Another : "We condemn Anti-Arab Racism"
Another : "Fight Against Anti-Arab Racism in your community"

I would like to point out that statement leaves out a lot of people and races that are being attacked right now. the fact is that Afghans, Armenians,Iranians and people from Pakistan, Kazakhstan are NOT Arabs or , they are NOT of the Arab race and at times are not even muslim.. BUT they are also being targeted heavily right now.

The word Arab seems to exclude a lot of other groups and races who are facing a huge backlash and racist terror in this country. I would suggest using the word like "People of middle eastern/South Asian decent and Muslims" or something similar to that basically covers everyone, because a lot of Afghans and Armenians are NOT even muslim but actually Christian or
of the Bahai faith.. these are facts that I just stated that anyone can look up in a middle eastern History book.

so please think about it and don't take this email as any type of attack, it's a very very HONEST mistake to make when so many people want to do something and help combat racism. consider this as an open proposition when printing flyers, putting things on websites, writing essays, or doing press releases. It's generalizing a lot of countries, nations, races and groups of
people into one big clump. It's basically like calling everyone from East Asia, Chinese.. or calling everyone from South America, Mexican... some people might take a lot of offense to that. It's an honest mistakes for many to make, Once again I know it's not done by anyone intentional in any sort of way, it was just a bit of the concern from myself and from few of the Islamic Centers and Mosques Ive been working with, that has seen or been shown flyers, they felt like it excluded a lot of their members who have been getting a lot of threats or had been attacked. I just wanted to bring it to peoples attention, again it's a simple honest mistake made by many, so don't feel too bad or take me saying anything about it in a personal way. it's not meant to be.

Also I would like to point out after meeting w/ Mosque directors, members and Islamic schools of education and middle eastern culture many of times during the past 4 weeks, in general most of the people I have come across would like for me to pass on a message and thank Everyone is doing such a great job, and honestly I would personally like to say that as a Lil Iranian girl im very very touched by the outpouring of support from so many towards the Middle Eastern/ Muslim community, it's unlike anything i have experienced before, and everyone is doing such a wonderful job. I have had Mosque directors, and just church/mosque goers, Islamic Center Teachers, tell me that they had no idea so many Americans cared about them in this
way, and that they can't believe that so many activist would come to them during this time and extend a helping hand to them.

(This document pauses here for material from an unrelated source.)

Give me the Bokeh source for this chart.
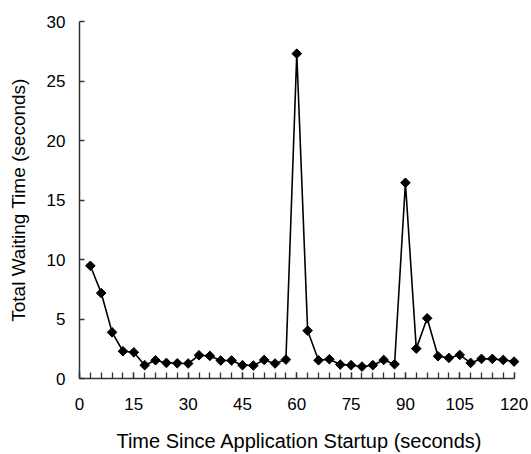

They have told me that they can't even believe Americans would come to their service, or call to offer support and volunteer for tasks, they can't believe that 2 hrs. after the bombing huge groups all over the country of not just middle eastern/muslim people but of AMERICANS were out in the street protesting the war. They are truly AMAZED and greatful for everything small or big that people are doing. So thank you all for being the voice for so many that don't or can't have one right now out of fear of violence and persecution. Thank you, keep doing what you guys do best.